* **Set exercise**:
Copy every line in which the string "this" occurs.

* **Data provided**:
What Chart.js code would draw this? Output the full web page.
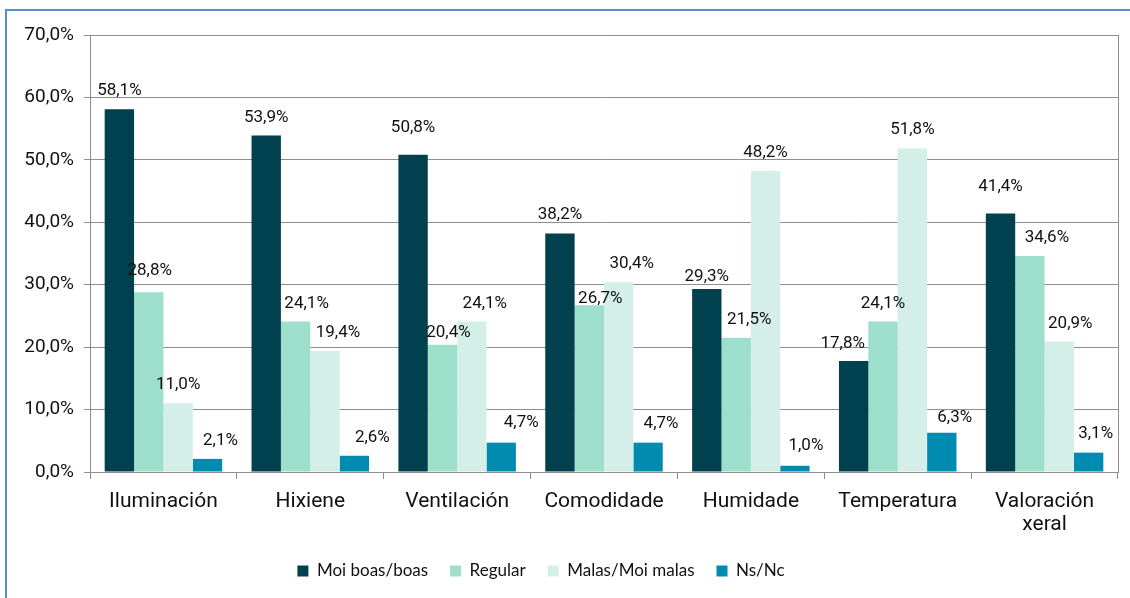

==

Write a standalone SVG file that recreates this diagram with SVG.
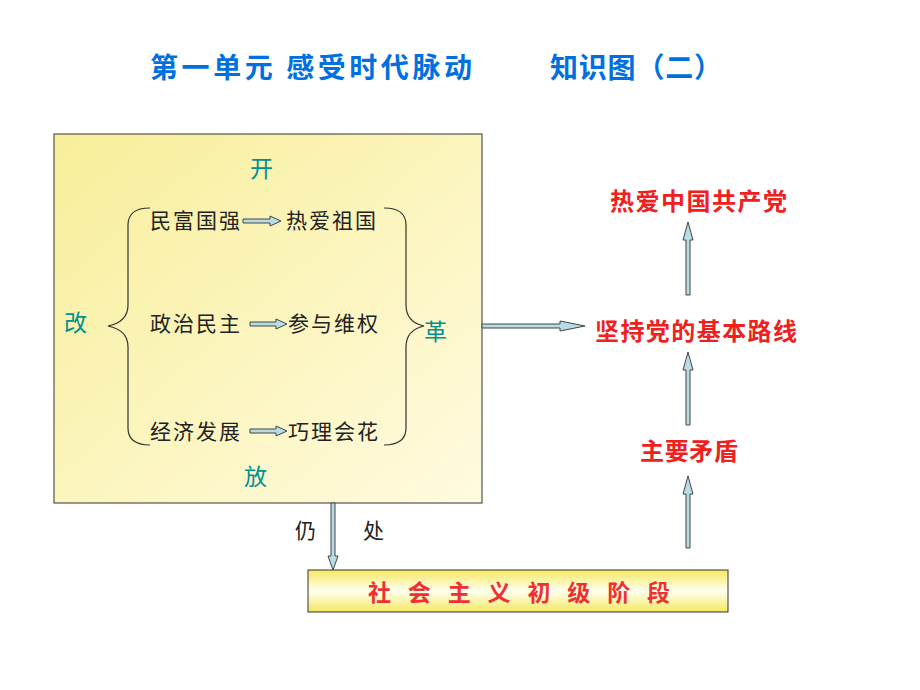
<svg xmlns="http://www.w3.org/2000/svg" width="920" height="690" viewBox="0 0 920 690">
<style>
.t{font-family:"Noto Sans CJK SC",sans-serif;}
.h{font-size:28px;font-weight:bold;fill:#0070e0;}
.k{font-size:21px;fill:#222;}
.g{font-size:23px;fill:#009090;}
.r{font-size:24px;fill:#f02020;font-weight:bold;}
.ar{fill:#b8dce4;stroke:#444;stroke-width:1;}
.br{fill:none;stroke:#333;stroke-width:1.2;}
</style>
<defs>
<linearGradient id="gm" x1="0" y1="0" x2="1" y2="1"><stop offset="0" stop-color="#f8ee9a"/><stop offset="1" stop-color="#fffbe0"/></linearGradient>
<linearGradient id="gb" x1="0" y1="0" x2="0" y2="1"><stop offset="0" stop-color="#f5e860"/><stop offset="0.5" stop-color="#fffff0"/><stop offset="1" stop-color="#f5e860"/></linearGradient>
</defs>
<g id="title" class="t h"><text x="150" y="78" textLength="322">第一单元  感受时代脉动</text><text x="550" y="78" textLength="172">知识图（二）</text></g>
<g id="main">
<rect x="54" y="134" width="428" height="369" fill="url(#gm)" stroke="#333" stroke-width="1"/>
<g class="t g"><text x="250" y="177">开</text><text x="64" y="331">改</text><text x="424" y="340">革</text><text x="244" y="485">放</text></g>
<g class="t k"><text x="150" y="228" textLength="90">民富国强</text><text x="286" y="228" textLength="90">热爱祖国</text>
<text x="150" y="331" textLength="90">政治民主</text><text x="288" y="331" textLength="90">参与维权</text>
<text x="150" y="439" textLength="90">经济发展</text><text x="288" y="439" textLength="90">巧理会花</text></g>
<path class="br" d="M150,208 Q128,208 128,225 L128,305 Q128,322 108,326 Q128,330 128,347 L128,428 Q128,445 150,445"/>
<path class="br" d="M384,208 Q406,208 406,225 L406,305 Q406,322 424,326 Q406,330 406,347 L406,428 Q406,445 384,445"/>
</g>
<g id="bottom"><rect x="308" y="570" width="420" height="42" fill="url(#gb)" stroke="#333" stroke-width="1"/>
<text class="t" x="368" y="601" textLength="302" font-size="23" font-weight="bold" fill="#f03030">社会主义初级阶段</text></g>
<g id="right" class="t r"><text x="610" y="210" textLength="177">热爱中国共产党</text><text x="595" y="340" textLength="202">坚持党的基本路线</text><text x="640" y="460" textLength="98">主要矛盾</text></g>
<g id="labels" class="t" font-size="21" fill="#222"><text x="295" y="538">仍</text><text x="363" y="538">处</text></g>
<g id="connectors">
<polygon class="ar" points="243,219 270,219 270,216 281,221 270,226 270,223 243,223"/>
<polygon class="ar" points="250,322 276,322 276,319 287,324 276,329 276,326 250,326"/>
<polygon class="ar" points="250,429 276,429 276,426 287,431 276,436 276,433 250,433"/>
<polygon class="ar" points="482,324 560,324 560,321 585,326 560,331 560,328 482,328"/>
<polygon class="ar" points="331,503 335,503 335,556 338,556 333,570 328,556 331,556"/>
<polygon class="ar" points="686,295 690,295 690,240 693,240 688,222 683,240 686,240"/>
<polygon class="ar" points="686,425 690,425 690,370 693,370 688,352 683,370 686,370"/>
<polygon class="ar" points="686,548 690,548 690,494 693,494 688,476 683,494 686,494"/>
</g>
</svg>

* **Completed exercise**:
What Chart.js code would draw this? Output the full web page.
Write a standalone SVG file that recreates this diagram with SVG.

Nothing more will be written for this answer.